• _YOUR GOAL_: Every line below should be copied exactly; drop the pictures.

• _SOURCE DATA_:
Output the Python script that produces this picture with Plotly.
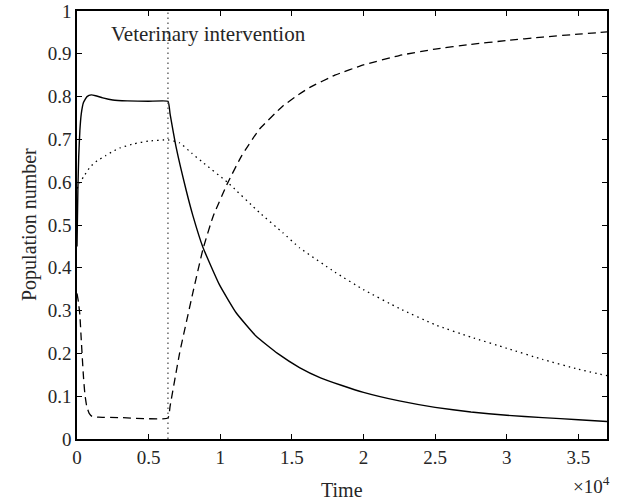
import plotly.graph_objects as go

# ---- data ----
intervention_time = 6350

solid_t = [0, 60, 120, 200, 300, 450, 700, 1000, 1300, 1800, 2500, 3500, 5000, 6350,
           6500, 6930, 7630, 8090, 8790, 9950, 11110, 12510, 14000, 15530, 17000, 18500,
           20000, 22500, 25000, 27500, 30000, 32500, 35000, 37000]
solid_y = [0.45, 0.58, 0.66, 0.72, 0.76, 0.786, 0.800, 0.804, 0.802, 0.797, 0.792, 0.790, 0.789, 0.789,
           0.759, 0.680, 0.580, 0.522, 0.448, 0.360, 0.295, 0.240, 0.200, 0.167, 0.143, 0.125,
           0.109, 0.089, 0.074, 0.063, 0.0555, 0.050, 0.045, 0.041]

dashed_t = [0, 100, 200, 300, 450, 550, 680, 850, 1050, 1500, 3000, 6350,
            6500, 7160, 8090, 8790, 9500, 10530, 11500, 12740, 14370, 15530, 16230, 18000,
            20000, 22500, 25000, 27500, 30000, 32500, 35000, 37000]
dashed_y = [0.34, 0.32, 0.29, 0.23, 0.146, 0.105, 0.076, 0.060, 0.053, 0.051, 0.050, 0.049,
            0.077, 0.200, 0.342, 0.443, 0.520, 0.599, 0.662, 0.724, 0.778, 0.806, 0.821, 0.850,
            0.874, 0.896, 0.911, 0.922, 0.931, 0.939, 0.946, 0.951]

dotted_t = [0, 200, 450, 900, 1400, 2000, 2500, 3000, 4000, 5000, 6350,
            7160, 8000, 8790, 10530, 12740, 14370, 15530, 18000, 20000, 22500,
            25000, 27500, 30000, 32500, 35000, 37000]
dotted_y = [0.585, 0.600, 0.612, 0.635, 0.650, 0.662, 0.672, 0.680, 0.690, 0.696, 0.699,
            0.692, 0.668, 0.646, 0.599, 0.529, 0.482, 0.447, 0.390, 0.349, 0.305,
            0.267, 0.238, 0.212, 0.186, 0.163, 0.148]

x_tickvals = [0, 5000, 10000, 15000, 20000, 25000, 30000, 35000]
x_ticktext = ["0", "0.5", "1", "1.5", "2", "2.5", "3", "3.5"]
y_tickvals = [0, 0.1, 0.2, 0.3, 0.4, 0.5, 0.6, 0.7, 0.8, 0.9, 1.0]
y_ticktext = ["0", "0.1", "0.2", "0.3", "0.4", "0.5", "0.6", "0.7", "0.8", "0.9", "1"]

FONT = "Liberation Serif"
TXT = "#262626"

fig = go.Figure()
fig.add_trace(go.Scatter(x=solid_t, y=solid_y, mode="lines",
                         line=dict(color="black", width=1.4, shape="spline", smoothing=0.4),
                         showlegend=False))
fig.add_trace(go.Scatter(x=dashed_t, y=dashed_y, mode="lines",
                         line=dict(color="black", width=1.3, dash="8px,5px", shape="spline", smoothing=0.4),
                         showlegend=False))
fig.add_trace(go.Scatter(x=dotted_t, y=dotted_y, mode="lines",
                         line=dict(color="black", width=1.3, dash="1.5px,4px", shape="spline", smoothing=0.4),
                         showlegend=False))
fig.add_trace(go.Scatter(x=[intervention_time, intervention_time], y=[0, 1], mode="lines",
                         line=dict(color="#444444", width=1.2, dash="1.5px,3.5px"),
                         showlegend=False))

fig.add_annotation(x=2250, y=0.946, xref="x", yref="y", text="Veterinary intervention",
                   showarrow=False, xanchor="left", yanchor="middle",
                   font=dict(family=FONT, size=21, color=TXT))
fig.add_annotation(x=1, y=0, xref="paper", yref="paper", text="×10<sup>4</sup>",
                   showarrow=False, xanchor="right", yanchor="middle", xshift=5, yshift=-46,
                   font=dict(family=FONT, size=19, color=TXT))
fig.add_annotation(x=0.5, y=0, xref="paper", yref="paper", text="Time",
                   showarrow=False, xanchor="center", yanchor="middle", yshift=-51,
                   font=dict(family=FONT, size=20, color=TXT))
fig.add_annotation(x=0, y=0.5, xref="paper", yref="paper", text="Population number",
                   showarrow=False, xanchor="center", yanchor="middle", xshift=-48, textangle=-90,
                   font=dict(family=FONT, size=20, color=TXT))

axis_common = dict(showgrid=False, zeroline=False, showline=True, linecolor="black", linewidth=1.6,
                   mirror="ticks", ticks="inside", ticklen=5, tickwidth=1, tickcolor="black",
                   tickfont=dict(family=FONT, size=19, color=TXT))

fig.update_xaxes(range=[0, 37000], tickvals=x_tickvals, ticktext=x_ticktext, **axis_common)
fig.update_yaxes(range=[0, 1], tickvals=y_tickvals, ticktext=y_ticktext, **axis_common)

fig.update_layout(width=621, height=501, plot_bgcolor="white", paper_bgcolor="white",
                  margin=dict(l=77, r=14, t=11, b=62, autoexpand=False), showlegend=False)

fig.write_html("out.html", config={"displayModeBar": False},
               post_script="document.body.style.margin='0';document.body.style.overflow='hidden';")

• _FINISHED EXERCISE_:
Output the Python script that produces this picture with Plotly.
import plotly.graph_objects as go

# ---- data ----
intervention_time = 6350

solid_t = [0, 60, 120, 200, 300, 450, 700, 1000, 1300, 1800, 2500, 3500, 5000, 6350,
           6500, 6930, 7630, 8090, 8790, 9950, 11110, 12510, 14000, 15530, 17000, 18500,
           20000, 22500, 25000, 27500, 30000, 32500, 35000, 37000]
solid_y = [0.45, 0.58, 0.66, 0.72, 0.76, 0.786, 0.800, 0.804, 0.802, 0.797, 0.792, 0.790, 0.789, 0.789,
           0.759, 0.680, 0.580, 0.522, 0.448, 0.360, 0.295, 0.240, 0.200, 0.167, 0.143, 0.125,
           0.109, 0.089, 0.074, 0.063, 0.0555, 0.050, 0.045, 0.041]

dashed_t = [0, 100, 200, 300, 450, 550, 680, 850, 1050, 1500, 3000, 6350,
            6500, 7160, 8090, 8790, 9500, 10530, 11500, 12740, 14370, 15530, 16230, 18000,
            20000, 22500, 25000, 27500, 30000, 32500, 35000, 37000]
dashed_y = [0.34, 0.32, 0.29, 0.23, 0.146, 0.105, 0.076, 0.060, 0.053, 0.051, 0.050, 0.049,
            0.077, 0.200, 0.342, 0.443, 0.520, 0.599, 0.662, 0.724, 0.778, 0.806, 0.821, 0.850,
            0.874, 0.896, 0.911, 0.922, 0.931, 0.939, 0.946, 0.951]

dotted_t = [0, 200, 450, 900, 1400, 2000, 2500, 3000, 4000, 5000, 6350,
            7160, 8000, 8790, 10530, 12740, 14370, 15530, 18000, 20000, 22500,
            25000, 27500, 30000, 32500, 35000, 37000]
dotted_y = [0.585, 0.600, 0.612, 0.635, 0.650, 0.662, 0.672, 0.680, 0.690, 0.696, 0.699,
            0.692, 0.668, 0.646, 0.599, 0.529, 0.482, 0.447, 0.390, 0.349, 0.305,
            0.267, 0.238, 0.212, 0.186, 0.163, 0.148]

x_tickvals = [0, 5000, 10000, 15000, 20000, 25000, 30000, 35000]
x_ticktext = ["0", "0.5", "1", "1.5", "2", "2.5", "3", "3.5"]
y_tickvals = [0, 0.1, 0.2, 0.3, 0.4, 0.5, 0.6, 0.7, 0.8, 0.9, 1.0]
y_ticktext = ["0", "0.1", "0.2", "0.3", "0.4", "0.5", "0.6", "0.7", "0.8", "0.9", "1"]

FONT = "Liberation Serif"
TXT = "#262626"

fig = go.Figure()
fig.add_trace(go.Scatter(x=solid_t, y=solid_y, mode="lines",
                         line=dict(color="black", width=1.4, shape="spline", smoothing=0.4),
                         showlegend=False))
fig.add_trace(go.Scatter(x=dashed_t, y=dashed_y, mode="lines",
                         line=dict(color="black", width=1.3, dash="8px,5px", shape="spline", smoothing=0.4),
                         showlegend=False))
fig.add_trace(go.Scatter(x=dotted_t, y=dotted_y, mode="lines",
                         line=dict(color="black", width=1.3, dash="1.5px,4px", shape="spline", smoothing=0.4),
                         showlegend=False))
fig.add_trace(go.Scatter(x=[intervention_time, intervention_time], y=[0, 1], mode="lines",
                         line=dict(color="#444444", width=1.2, dash="1.5px,3.5px"),
                         showlegend=False))

fig.add_annotation(x=2250, y=0.946, xref="x", yref="y", text="Veterinary intervention",
                   showarrow=False, xanchor="left", yanchor="middle",
                   font=dict(family=FONT, size=21, color=TXT))
fig.add_annotation(x=1, y=0, xref="paper", yref="paper", text="×10<sup>4</sup>",
                   showarrow=False, xanchor="right", yanchor="middle", xshift=5, yshift=-46,
                   font=dict(family=FONT, size=19, color=TXT))
fig.add_annotation(x=0.5, y=0, xref="paper", yref="paper", text="Time",
                   showarrow=False, xanchor="center", yanchor="middle", yshift=-51,
                   font=dict(family=FONT, size=20, color=TXT))
fig.add_annotation(x=0, y=0.5, xref="paper", yref="paper", text="Population number",
                   showarrow=False, xanchor="center", yanchor="middle", xshift=-48, textangle=-90,
                   font=dict(family=FONT, size=20, color=TXT))

axis_common = dict(showgrid=False, zeroline=False, showline=True, linecolor="black", linewidth=1.6,
                   mirror="ticks", ticks="inside", ticklen=5, tickwidth=1, tickcolor="black",
                   tickfont=dict(family=FONT, size=19, color=TXT))

fig.update_xaxes(range=[0, 37000], tickvals=x_tickvals, ticktext=x_ticktext, **axis_common)
fig.update_yaxes(range=[0, 1], tickvals=y_tickvals, ticktext=y_ticktext, **axis_common)

fig.update_layout(width=621, height=501, plot_bgcolor="white", paper_bgcolor="white",
                  margin=dict(l=77, r=14, t=11, b=62, autoexpand=False), showlegend=False)

fig.write_html("out.html", config={"displayModeBar": False},
               post_script="document.body.style.margin='0';document.body.style.overflow='hidden';")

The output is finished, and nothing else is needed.